How much power rail activity do oscilloscopes miss? It is not uncommon for an oscilloscope with a fast update rate, a time base setting of 1 uS/div, and a single waveform measurement to have an update rate of 300 to 400 measurements per second. Is this fast? This update rate and time base combination means the oscilloscope is missing 99.6% of real-time power rail activity. Any anomalies that occur on the power rail during this blind time will not be recognized or measured by the oscilloscope. This processing speed tops other oscilloscopes where the update rate is just a few measurements per second, resulting in missing > 99% of power rail signal behavior.
Peak-to-peak voltage measurements are made on each individual waveform with results accumulated across multiple acquisitions. This provides a peak-to-peak range for each individual waveform, but it does not incorporate the largest maximum value versus the smallest minimum value that is acquired over successive acquisitions. What is needed is a peak-to-peak measurement that encompasses all acquisitions and updates as the oscilloscope acquires new power rail signal activity.
A Superior Approach
Several modifications to the traditional approach enable users to dramatically increase test time coverage and achieve more accurate measurements. The improved measurement techniques build on less frequently used oscilloscope settings that have existed for a long time, but that have not been exploited collectively for a specific application. Power integrity happens to be the key application where these capabilities combine to produce a result far better than the traditional power integrity measurement approach used by most engineers today.
1. Use Waveform Histogram
A number of currently available oscilloscopes offer a less commonly known feature called waveform histogram (see Figure 2). The instrument computes all waveform values and produces a corresponding histogram that shows what vertical values the waveform had, and what percentage of acquisition samples were at a specific amplitude. In a sense, histograms are very compact representations of waveform amplitude values at each sampled point. The histogram does not retain the detail related to the shape of each waveform, but rather just the vertical values. This is exactly what is needed for power integrity measurements.
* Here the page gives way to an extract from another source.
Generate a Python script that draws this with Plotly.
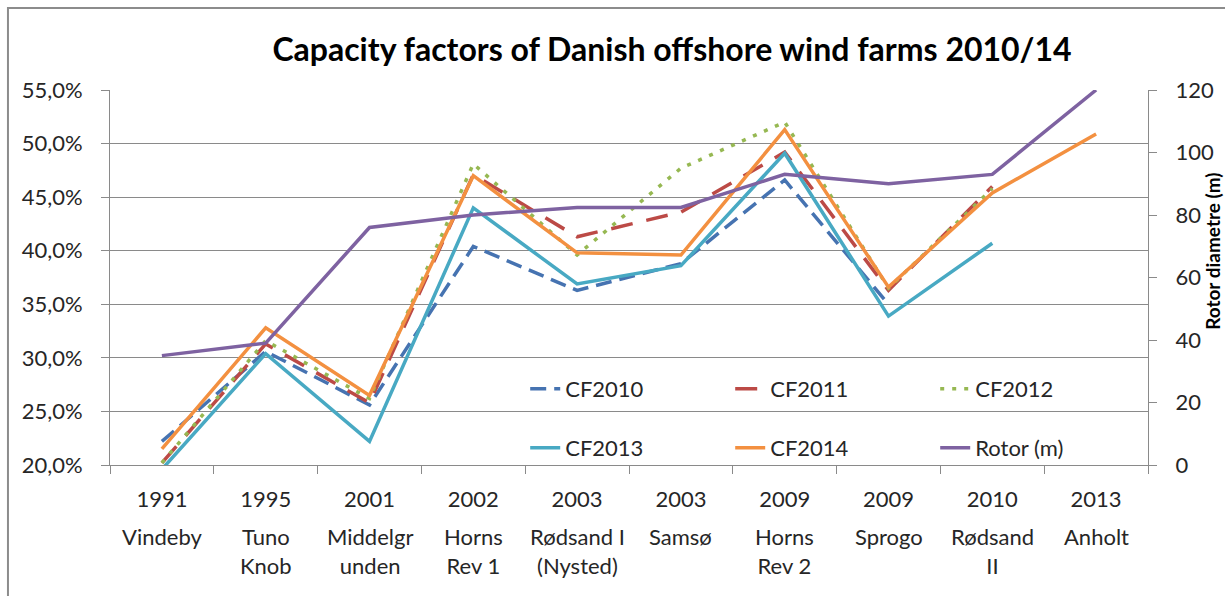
import plotly.graph_objects as go

# Offshore wind farms (commissioning year + name)
years = ["1991", "1995", "2001", "2002", "2003", "2003", "2009", "2009", "2010", "2013"]
farms = ["Vindeby", "Tuno<br>Knob", "Middelgr<br>unden", "Horns<br>Rev 1", "Rødsand I<br>(Nysted)",
         "Samsø", "Horns<br>Rev 2", "Sprogo", "Rødsand<br>II", "Anholt"]

# Capacity factors (fractions) per year, None where no data
cf2010 = [0.222, 0.306, 0.256, 0.404, 0.363, 0.388, 0.466, 0.350, None, None]
cf2011 = [0.202, 0.313, 0.258, 0.471, 0.413, 0.436, 0.492, 0.363, 0.460, None]
cf2012 = [0.202, 0.316, 0.262, 0.481, 0.396, 0.477, 0.520, 0.365, 0.458, None]
cf2013 = [0.196, 0.304, 0.222, 0.440, 0.369, 0.386, 0.491, 0.339, 0.407, None]
cf2014 = [0.215, 0.328, 0.265, 0.470, 0.398, 0.396, 0.513, 0.366, 0.454, 0.509]

# Rotor diameter in metres (secondary axis)
rotor = [35, 39, 76, 80, 82.4, 82.4, 93, 90, 93, 120]

FONT = "Lato"
TXT = "#262626"
GRID = "#8a8a8a"

fig = go.Figure()

series = [
    ("CF2010", cf2010, "#4673B1", "16px,8px", "legend"),
    ("CF2011", cf2011, "#BC4A46", "22px,14px", "legend"),
    ("CF2012", cf2012, "#96B852", "4px,8px", "legend"),
    ("CF2013", cf2013, "#48A9C3", "solid", "legend2"),
    ("CF2014", cf2014, "#F39040", "solid", "legend2"),
]
for name, vals, color, dash, leg in series:
    fig.add_trace(go.Scatter(
        x=farms, y=vals, name=name, mode="lines", legend=leg,
        line=dict(color=color, width=3.5, dash=dash),
        connectgaps=False,
    ))

fig.add_trace(go.Scatter(
    x=farms, y=rotor, name="Rotor (m)", mode="lines", legend="legend2",
    yaxis="y2", line=dict(color="#7E62A1", width=3.5),
))

# Farm names under the year tick labels
for f in farms:
    fig.add_annotation(
        x=f, xref="x", y=-0.15, yref="paper", text=f, showarrow=False,
        yanchor="top", xanchor="center", align="center",
        font=dict(family=FONT, size=22, color=TXT),
    )

# Secondary axis title
fig.add_annotation(
    x=1.0626, xref="paper", y=0.571, yref="paper", text="<b>Rotor diametre (m)</b>",
    textangle=-90, showarrow=False, xanchor="center", yanchor="middle",
    font=dict(family=FONT, size=19, color="#000000"),
)

# Chart-area border
fig.add_shape(
    type="rect", xref="paper", yref="paper",
    x0=-0.0983, y0=-0.37, x1=1.09, y1=1.2187,
    line=dict(color="#8c8c8c", width=2), fillcolor="rgba(0,0,0,0)", layer="below",
)

legend_common = dict(
    orientation="h", xanchor="left", yanchor="middle",
    bgcolor="rgba(0,0,0,0)", borderwidth=0,
    font=dict(family=FONT, size=22, color=TXT),
    entrywidth=160, entrywidthmode="pixels",
)

fig.update_layout(
    width=1225, height=596,
    margin=dict(l=110, r=77, t=90, b=131),
    paper_bgcolor="white", plot_bgcolor="white",
    separators=",.",
    font=dict(family=FONT, size=22, color=TXT),
    title=dict(
        text="<b>Capacity factors of Danish offshore wind farms 2010/14</b>",
        x=0.5486, xref="container", xanchor="center",
        y=0.916, yref="container", yanchor="middle",
        font=dict(family=FONT, size=32, color="#000000"),
    ),
    xaxis=dict(
        type="category", range=[-0.5, 9.5],
        tickvals=farms, ticktext=years,
        tickson="boundaries", ticks="outside", ticklen=8, tickcolor=GRID,
        showline=True, linecolor=GRID, linewidth=1, showgrid=False,
        ticklabelstandoff=15,
        tickfont=dict(family=FONT, size=22, color=TXT),
    ),
    yaxis=dict(
        range=[0.20, 0.55], dtick=0.05, tickformat=".1%",
        showgrid=True, gridcolor=GRID, gridwidth=1,
        showline=True, linecolor=GRID, linewidth=1,
        ticks="outside", ticklen=8, tickcolor=GRID,
        ticklabelstandoff=14, zeroline=False,
        tickfont=dict(family=FONT, size=22, color=TXT),
    ),
    yaxis2=dict(
        overlaying="y", side="right", range=[0, 120], dtick=20,
        showgrid=False, showline=True, linecolor=GRID, linewidth=1,
        ticks="outside", ticklen=8, tickcolor=GRID,
        ticklabelstandoff=14, zeroline=False,
        tickfont=dict(family=FONT, size=22, color=TXT),
    ),
    legend=dict(x=0.40, y=0.2027, **legend_common),
    legend2=dict(x=0.40, y=0.0453, **legend_common),
    showlegend=True,
)

fig.write_html("out.html")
Figure 3 shows a waveform histogram of a power rail. From the histogram, the user can quickly determine how much of the time the signal under test spends on each level. The histogram incorporates information from all acquired samples in each acquisition and builds up with each successive acquisition.
Why use a waveform histogram? For voltage tolerance testing, the shape of the waveform is not important. What is important are the minimum and maximum values. Rather, ripple, noise, and disturbances present themselves as anomalies that exceed voltage tolerance levels. A histogram is a great visualization tool to see if tolerance levels have been violated.
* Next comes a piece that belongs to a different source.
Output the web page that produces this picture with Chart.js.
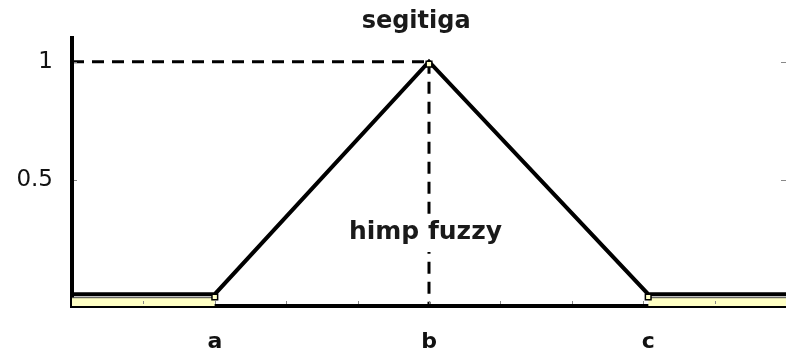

For many oscilloscopes, waveform histogram processing is done in hardware, and the oscilloscope experiences little to no drop in the maximum waveform update rate. With waveform histograms, such instruments can measure 20 times more acquisitions per second versus using a Vpp measurement on each acquisition. Such oscilloscopes capture as much as 20 times more real-time signal activity on the rail.
2. Make the Peak-to-Peak Voltage Measurement (Vpp) on the Histogram
Apply Vpp, min, or max measurement to the waveform histogram instead of measuring each individual waveform. Why is applying a Vpp measurement to a waveform histogram better than applying to individual waveforms? Since the waveform histogram contains power rail waveform information from all past acquisitions, the measurement applies to all acquisitions. For example, if a histogram is composed of 1000 repetitive acquisitions, a single peak-to-peak measurement on the histogram covers the composite information from all 1000 acquisitions. But the oscilloscope only needs to make a single measurement, instead of 1000 measurements, meaning the oscilloscope’s update rate stays faster.
In addition to the speed increase, the peak-to-peak measurement on the histogram is made across all acquired data. It constitutes the true max peak-to-peak voltage from the highest value versus the smallest value. This provides the correct overall peak-to-peak value overall acquired data, versus the less accurate traditional approach that measures just the worst-case single acquisition that may not include the highest maximum voltage and the lowest minimum voltage of all acquisitions.
3. Use Free Run Trigger Instead of Auto or Norm Trigger
The third technique to achieve a more comprehensive, hence more accurate, power integrity test on power rails includes a change in how engineers trigger their oscilloscope. For testing rail voltage tolerances, triggering on a specific part of the waveform is not required. In fact, in many cases, oscilloscopes require larger voltage swings than occur on power rails. Because of this, testing of power rails is often done with the oscilloscope set to the default auto-trigger mode. If the oscilloscope does not find a trigger within a short period of time, typically a few mS, it goes ahead and acquires. The auto trigger mode inherently slows down the oscilloscope acquisition rate, meaning testing includes a small portion of the power rail real-time signal activity. Switching the trigger mode to norm yields a similar update rate as the auto trigger.
For power integrity tolerance testing, a trigger on a specific part of the waveform is not critical. Many oscilloscopes incorporate a less common trigger mode known as free run (see Figure 4). With the trigger set to free run, the oscilloscope captures data, processes the data, and then captures the next acquisition without having to look for or wait for a trigger event. The tradeoff is that the trigger does not occur at the same point of the waveform each time. For power integrity tolerance testing, triggering on the same part of the signal each time is not needed and there are benefits in asynchronous triggering. Free run mode yields a waveform update rate dramatically faster than in auto or normal trigger modes. For example, on a specific oscilloscope tested with a time base setting of 1 uS/, in auto trigger mode the capture rate is 1,200 wfms/s while in free run the acquisition rate increases to 22.7 K wfms, almost 20 times better.
Table 1 shows the difference between the traditional measurement-per-waveform approach, versus the refined histogram combined with free-run trigger mode. (An R&S model RTO6 oscilloscope was used to highlight the differences between the two approaches.)
Like many approaches, combining multiple techniques yields significant advantages. For power rail testing with oscilloscopes, using waveform histograms, plus measurement on histograms, plus free run trigger mode enables users to capture and analyze a significantly higher percentage of rail activity than the traditional method of making peak-to-peak voltage measurements on individual waveforms with the oscilloscope’s trigger set to auto or normal mode.